Goal of the exercise => Take each line that has the word "matplotlib" and return it.
--- START OF Information shown ---
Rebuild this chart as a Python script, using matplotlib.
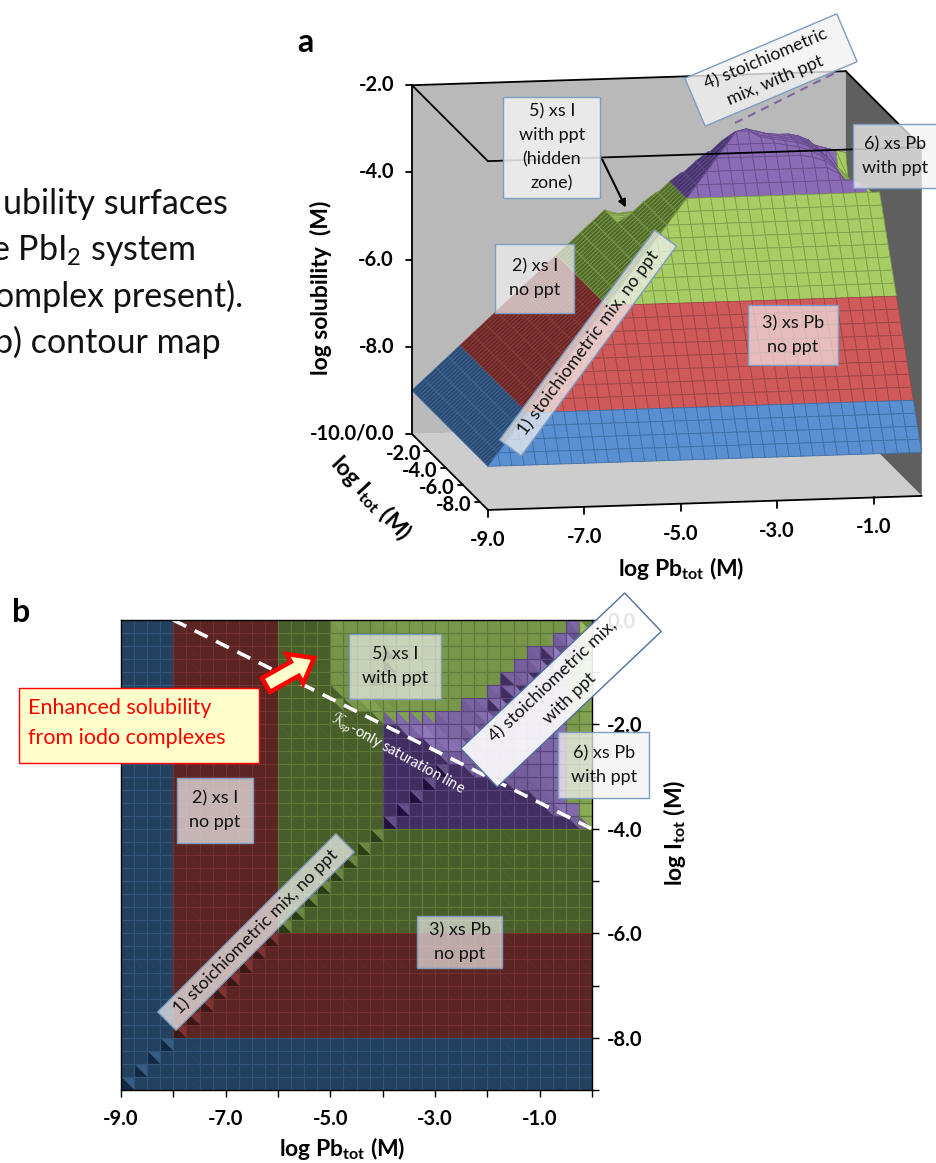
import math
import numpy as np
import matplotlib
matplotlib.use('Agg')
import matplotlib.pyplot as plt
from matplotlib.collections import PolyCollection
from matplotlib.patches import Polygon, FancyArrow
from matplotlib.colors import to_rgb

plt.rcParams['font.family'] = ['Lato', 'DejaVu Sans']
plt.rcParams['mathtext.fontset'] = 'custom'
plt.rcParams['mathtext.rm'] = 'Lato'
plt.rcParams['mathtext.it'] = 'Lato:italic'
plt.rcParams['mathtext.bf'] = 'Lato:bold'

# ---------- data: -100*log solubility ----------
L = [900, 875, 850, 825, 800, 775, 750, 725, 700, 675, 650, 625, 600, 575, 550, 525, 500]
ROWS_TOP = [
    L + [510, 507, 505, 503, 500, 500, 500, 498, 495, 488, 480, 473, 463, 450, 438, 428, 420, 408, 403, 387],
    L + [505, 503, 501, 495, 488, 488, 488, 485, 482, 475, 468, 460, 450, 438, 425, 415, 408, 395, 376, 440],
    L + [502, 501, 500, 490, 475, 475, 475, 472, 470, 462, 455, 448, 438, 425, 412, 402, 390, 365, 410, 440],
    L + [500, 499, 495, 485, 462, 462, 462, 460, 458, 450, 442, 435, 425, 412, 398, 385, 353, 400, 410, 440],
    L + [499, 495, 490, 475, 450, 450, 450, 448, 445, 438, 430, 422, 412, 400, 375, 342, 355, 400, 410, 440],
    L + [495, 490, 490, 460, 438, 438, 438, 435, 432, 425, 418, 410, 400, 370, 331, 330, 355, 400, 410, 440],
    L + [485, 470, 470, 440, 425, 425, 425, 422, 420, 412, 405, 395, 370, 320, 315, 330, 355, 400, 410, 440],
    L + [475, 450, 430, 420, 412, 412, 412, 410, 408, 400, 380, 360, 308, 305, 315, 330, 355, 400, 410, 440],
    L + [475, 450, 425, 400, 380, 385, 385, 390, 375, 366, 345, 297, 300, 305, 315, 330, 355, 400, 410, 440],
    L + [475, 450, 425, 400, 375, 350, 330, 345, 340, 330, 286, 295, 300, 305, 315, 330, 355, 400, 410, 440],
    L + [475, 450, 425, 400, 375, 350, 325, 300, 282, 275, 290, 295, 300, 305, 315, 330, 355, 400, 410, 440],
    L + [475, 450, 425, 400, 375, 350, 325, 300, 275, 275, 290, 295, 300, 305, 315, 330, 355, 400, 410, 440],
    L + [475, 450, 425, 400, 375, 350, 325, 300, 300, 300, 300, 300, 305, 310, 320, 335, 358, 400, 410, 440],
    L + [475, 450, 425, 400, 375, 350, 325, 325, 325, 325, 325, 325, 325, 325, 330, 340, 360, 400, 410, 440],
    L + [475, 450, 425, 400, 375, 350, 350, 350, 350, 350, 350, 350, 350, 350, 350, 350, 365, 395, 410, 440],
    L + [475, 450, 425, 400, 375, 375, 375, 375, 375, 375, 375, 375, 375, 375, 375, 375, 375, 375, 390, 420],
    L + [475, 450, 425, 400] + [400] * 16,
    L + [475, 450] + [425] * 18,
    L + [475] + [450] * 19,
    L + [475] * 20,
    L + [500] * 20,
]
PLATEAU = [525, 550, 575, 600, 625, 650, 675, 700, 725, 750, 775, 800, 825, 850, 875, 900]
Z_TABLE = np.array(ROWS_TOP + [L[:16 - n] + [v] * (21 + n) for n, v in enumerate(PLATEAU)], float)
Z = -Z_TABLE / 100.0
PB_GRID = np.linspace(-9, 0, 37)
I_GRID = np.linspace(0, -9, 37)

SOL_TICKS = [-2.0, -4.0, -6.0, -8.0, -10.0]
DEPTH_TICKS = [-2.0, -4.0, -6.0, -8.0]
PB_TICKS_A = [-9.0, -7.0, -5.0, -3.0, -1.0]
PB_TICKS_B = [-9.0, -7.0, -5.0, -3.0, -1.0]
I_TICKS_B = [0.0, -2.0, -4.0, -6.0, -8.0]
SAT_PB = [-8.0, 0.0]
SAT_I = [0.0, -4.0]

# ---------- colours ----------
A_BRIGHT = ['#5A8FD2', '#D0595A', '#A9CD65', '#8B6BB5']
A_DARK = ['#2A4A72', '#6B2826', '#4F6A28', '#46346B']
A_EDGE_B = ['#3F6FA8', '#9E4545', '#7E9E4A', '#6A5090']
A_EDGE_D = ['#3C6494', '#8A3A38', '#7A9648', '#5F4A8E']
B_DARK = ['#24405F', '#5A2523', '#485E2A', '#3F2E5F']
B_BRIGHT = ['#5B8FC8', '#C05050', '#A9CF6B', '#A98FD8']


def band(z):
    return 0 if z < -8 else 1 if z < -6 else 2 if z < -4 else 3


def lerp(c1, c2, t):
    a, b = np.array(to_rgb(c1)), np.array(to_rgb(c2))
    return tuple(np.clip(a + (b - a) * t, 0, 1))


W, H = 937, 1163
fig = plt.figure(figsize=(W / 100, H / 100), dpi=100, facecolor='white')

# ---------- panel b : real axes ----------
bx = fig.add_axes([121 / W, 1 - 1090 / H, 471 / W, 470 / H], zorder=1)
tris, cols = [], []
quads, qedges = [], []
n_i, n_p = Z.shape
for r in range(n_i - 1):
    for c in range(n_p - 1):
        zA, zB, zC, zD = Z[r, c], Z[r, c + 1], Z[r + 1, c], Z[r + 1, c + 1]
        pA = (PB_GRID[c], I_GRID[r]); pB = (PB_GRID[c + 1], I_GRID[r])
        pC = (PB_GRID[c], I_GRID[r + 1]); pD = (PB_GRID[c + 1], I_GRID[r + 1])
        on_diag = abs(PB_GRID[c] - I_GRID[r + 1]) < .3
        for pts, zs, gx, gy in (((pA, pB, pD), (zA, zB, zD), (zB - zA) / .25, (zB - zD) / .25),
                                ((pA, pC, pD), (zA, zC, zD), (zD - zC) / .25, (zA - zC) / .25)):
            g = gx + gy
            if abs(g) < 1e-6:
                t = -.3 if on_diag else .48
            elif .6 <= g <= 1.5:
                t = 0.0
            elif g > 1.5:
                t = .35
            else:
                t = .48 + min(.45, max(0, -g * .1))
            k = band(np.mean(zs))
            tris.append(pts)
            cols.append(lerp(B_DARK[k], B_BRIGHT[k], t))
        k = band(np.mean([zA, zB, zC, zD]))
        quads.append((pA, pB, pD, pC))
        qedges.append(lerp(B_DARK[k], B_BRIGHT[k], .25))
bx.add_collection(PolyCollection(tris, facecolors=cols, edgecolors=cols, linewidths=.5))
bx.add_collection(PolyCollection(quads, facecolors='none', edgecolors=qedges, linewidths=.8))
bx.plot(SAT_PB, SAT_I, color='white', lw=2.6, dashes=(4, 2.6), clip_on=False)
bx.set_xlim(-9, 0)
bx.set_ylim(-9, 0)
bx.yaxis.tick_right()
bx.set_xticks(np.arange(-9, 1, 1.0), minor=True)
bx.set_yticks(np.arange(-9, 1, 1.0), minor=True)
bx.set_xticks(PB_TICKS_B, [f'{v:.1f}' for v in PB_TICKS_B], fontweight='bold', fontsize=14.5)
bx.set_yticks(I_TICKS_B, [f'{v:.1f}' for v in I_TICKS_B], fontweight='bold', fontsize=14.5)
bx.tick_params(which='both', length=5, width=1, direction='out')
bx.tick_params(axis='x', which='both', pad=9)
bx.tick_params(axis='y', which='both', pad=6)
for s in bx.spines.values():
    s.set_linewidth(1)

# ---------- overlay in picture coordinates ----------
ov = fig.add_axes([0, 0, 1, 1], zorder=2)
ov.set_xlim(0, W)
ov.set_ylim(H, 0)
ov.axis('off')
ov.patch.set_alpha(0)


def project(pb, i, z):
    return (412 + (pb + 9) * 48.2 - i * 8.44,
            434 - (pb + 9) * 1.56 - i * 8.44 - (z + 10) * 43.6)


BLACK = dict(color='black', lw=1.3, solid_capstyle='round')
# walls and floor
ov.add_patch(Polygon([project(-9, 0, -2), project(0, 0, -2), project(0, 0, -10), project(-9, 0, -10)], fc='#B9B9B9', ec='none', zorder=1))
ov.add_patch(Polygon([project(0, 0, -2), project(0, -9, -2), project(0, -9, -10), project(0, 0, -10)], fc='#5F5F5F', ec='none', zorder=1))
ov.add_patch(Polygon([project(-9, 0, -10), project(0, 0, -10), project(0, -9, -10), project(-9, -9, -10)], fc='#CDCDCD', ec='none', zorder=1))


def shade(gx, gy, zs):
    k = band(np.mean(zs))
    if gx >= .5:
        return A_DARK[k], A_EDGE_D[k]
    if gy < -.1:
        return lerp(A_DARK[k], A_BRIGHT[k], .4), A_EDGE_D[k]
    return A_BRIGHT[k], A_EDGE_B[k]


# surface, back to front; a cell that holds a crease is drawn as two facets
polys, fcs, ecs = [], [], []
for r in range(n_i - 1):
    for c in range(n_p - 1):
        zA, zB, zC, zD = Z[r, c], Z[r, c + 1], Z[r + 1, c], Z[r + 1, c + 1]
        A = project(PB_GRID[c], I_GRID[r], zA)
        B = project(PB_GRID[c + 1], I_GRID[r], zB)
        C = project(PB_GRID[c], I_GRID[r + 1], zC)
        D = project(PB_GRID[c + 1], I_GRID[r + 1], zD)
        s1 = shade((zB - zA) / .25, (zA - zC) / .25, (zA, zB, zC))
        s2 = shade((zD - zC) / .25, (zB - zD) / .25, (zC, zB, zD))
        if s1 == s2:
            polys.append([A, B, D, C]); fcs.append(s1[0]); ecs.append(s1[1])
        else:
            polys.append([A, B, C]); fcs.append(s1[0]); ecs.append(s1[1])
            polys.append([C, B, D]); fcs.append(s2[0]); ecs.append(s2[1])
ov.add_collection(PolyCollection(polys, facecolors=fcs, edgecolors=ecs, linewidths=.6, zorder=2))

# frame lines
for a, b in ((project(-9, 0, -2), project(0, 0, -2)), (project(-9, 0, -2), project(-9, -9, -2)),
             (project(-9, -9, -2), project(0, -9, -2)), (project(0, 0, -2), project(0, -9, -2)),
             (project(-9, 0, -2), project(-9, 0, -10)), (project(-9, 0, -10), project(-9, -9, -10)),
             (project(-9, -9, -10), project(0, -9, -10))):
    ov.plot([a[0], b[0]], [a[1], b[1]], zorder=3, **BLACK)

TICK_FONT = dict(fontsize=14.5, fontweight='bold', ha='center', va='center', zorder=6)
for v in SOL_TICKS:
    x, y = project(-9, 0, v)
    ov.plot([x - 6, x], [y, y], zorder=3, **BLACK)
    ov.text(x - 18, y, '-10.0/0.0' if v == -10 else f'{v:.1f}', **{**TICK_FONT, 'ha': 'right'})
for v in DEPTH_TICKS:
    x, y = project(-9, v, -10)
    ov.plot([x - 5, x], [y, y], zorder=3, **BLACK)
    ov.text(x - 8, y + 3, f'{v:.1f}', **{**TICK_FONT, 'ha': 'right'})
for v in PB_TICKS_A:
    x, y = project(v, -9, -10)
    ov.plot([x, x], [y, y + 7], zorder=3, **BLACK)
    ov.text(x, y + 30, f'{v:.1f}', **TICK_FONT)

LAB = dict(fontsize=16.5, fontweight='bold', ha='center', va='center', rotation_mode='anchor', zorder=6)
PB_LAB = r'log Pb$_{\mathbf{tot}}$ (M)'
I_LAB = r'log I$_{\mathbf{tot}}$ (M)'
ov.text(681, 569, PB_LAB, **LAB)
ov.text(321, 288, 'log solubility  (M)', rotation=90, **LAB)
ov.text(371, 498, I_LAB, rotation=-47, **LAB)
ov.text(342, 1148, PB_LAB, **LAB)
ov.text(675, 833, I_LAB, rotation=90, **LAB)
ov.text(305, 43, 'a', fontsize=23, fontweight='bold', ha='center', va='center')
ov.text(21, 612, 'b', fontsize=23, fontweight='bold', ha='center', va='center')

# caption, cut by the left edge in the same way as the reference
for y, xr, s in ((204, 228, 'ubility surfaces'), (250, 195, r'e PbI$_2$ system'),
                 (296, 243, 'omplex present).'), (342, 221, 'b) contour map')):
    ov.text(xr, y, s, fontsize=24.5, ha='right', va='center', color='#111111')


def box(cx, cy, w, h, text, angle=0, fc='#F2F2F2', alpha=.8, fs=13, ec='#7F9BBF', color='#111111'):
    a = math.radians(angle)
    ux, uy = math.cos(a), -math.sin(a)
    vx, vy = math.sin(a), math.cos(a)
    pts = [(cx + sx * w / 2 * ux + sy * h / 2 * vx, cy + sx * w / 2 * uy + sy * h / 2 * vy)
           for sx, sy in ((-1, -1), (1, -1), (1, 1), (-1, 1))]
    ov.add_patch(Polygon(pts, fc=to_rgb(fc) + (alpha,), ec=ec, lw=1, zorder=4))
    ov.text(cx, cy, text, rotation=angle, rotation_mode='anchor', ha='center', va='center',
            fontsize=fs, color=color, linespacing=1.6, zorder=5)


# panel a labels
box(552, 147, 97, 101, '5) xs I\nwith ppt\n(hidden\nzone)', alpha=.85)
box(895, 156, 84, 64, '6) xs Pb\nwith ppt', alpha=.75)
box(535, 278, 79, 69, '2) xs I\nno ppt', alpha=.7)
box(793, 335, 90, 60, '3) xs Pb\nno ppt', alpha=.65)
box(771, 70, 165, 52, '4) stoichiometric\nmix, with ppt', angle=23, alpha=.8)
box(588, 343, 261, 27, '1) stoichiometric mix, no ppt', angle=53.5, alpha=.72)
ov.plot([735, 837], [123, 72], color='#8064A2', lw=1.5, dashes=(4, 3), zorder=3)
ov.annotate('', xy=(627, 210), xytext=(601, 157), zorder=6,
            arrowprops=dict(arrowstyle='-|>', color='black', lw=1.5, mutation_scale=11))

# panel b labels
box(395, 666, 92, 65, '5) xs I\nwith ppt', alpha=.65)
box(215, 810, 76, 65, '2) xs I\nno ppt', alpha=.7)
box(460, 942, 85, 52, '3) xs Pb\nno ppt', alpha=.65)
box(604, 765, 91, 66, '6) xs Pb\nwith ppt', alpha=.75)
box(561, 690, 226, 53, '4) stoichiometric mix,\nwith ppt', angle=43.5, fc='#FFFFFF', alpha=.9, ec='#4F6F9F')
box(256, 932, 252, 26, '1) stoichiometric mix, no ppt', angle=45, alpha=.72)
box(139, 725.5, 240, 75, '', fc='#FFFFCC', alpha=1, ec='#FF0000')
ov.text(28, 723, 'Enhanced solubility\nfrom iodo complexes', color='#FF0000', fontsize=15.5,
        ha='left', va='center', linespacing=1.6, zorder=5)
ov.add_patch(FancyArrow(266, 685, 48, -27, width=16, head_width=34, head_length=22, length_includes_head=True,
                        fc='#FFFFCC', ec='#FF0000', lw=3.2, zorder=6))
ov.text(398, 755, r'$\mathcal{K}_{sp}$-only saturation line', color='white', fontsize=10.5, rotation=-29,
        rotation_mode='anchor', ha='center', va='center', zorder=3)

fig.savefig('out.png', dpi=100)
--- END OF Information shown ---
Task result =>
Rebuild this chart as a Python script, using matplotlib.
import matplotlib
matplotlib.use('Agg')
import matplotlib.pyplot as plt
from matplotlib.collections import PolyCollection
from matplotlib.patches import Polygon, FancyArrow
from matplotlib.colors import to_rgb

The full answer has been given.